**Goal**
Only the lines from the top of the listing below to the line that has "0.083145, 0.082155, 0.082155]" should be echoed, with both ends kept and pictures left out.

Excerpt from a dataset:

● ● ●

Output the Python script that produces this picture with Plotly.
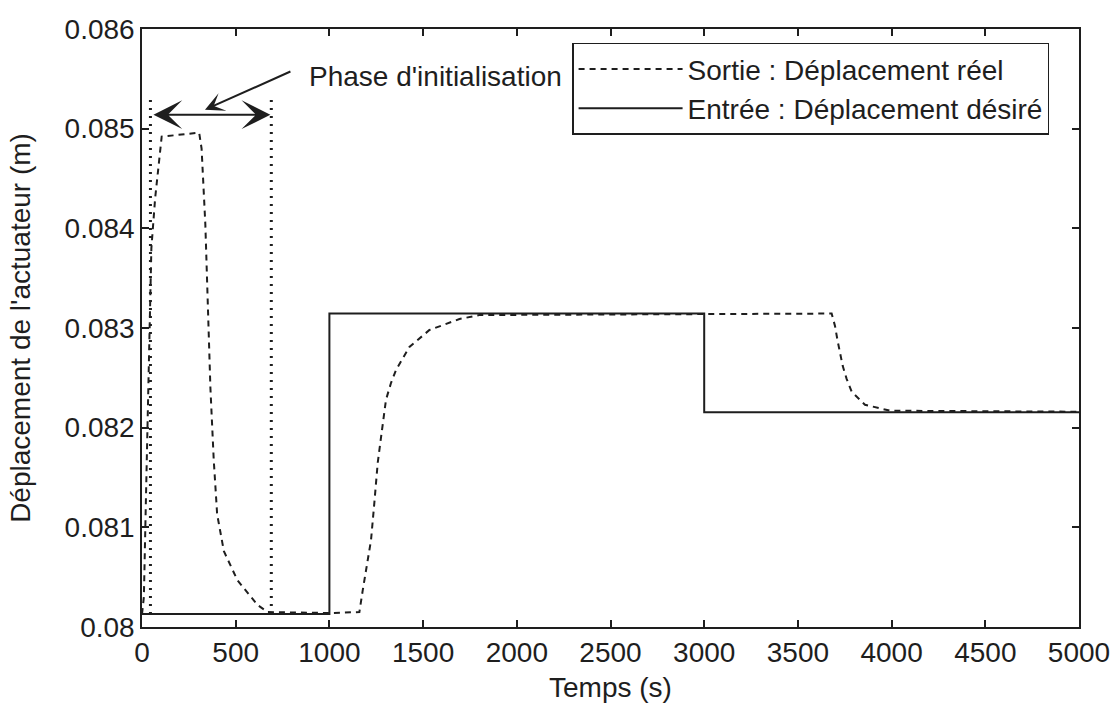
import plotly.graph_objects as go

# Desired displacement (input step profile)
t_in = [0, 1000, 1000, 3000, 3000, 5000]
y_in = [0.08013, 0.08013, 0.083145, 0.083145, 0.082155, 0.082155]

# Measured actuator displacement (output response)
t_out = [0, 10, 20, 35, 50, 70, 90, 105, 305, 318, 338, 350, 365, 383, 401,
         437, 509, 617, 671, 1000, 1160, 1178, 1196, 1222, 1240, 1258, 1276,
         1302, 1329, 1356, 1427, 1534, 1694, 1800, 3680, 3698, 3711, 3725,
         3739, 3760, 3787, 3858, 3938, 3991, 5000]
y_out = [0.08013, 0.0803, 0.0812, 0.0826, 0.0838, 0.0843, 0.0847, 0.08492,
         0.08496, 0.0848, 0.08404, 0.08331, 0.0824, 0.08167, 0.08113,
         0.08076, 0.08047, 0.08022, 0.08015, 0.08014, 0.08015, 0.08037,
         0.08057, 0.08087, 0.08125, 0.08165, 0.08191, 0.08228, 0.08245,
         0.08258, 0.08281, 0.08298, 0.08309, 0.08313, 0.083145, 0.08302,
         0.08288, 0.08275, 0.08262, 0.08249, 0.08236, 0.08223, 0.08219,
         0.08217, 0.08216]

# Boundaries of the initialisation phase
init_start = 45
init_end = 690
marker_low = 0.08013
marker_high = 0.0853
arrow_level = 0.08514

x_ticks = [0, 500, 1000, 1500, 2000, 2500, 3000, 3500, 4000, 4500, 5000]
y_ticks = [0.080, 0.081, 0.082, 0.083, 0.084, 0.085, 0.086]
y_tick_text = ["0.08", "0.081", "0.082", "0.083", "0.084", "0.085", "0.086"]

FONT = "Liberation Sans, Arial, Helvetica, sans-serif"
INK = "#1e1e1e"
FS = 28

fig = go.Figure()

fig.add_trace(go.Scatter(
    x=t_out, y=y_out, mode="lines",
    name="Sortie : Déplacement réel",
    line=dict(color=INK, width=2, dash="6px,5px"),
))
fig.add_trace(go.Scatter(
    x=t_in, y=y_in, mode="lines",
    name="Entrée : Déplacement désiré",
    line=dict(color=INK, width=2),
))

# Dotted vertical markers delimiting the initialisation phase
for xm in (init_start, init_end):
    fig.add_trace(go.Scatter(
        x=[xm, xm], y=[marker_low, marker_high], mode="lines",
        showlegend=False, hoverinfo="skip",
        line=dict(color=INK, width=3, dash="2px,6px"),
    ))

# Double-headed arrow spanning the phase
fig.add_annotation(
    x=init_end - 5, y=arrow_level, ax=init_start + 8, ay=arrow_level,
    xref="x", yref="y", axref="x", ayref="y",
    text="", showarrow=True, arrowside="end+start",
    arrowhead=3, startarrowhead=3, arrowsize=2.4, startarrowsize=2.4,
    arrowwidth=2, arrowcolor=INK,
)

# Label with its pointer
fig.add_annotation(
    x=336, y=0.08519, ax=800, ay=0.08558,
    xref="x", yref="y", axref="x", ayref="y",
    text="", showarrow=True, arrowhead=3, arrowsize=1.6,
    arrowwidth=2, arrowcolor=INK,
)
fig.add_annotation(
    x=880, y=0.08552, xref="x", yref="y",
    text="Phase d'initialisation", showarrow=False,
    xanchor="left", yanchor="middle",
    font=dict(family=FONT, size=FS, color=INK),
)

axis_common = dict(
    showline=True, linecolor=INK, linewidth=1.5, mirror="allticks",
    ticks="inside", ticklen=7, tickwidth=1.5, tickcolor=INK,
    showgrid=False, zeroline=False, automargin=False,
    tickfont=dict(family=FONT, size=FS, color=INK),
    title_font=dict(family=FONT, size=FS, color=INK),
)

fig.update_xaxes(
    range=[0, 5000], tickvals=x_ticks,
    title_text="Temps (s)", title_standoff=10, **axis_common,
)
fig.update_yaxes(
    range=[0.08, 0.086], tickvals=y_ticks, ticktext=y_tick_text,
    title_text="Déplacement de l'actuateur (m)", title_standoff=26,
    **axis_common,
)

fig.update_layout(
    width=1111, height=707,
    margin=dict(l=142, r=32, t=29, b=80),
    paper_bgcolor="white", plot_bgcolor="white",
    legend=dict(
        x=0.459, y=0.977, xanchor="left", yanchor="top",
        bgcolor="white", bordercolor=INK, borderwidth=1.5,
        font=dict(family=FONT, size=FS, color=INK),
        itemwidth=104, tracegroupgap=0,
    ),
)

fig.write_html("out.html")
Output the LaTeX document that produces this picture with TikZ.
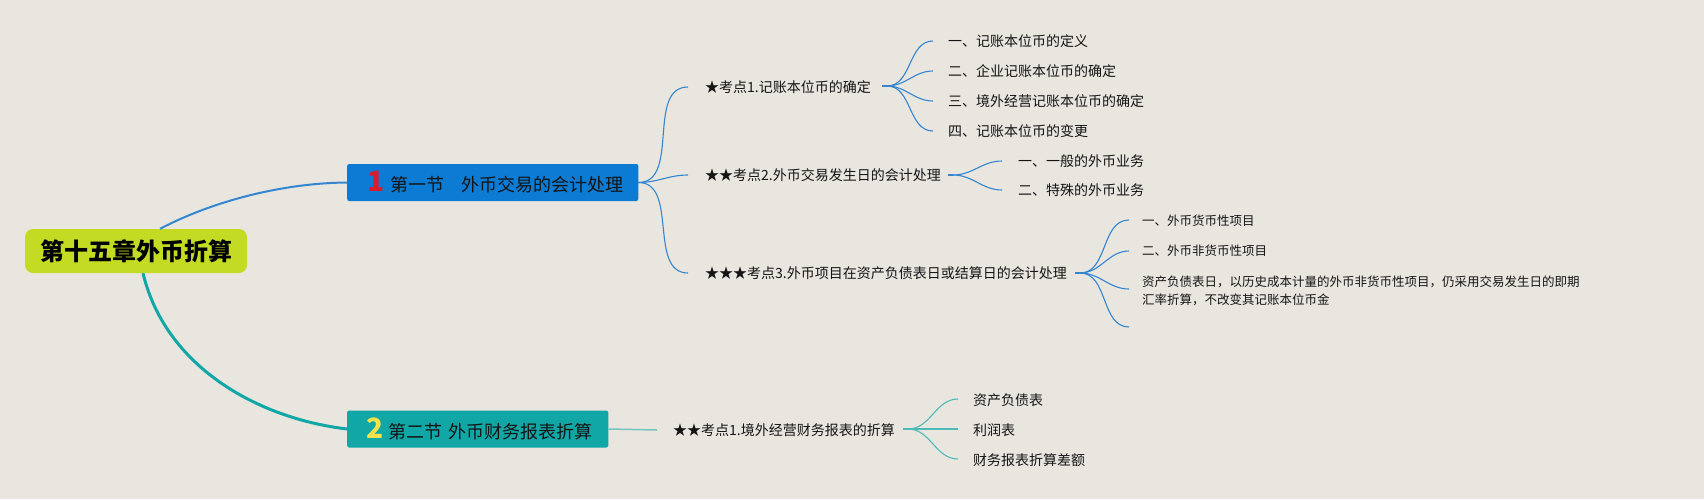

● ● ●

**Result below**
Output the Python script that produces this picture with Plotly.
import plotly.graph_objects as go

# Desired displacement (input step profile)
t_in = [0, 1000, 1000, 3000, 3000, 5000]
y_in = [0.08013, 0.08013, 0.083145, 0.083145, 0.082155, 0.082155]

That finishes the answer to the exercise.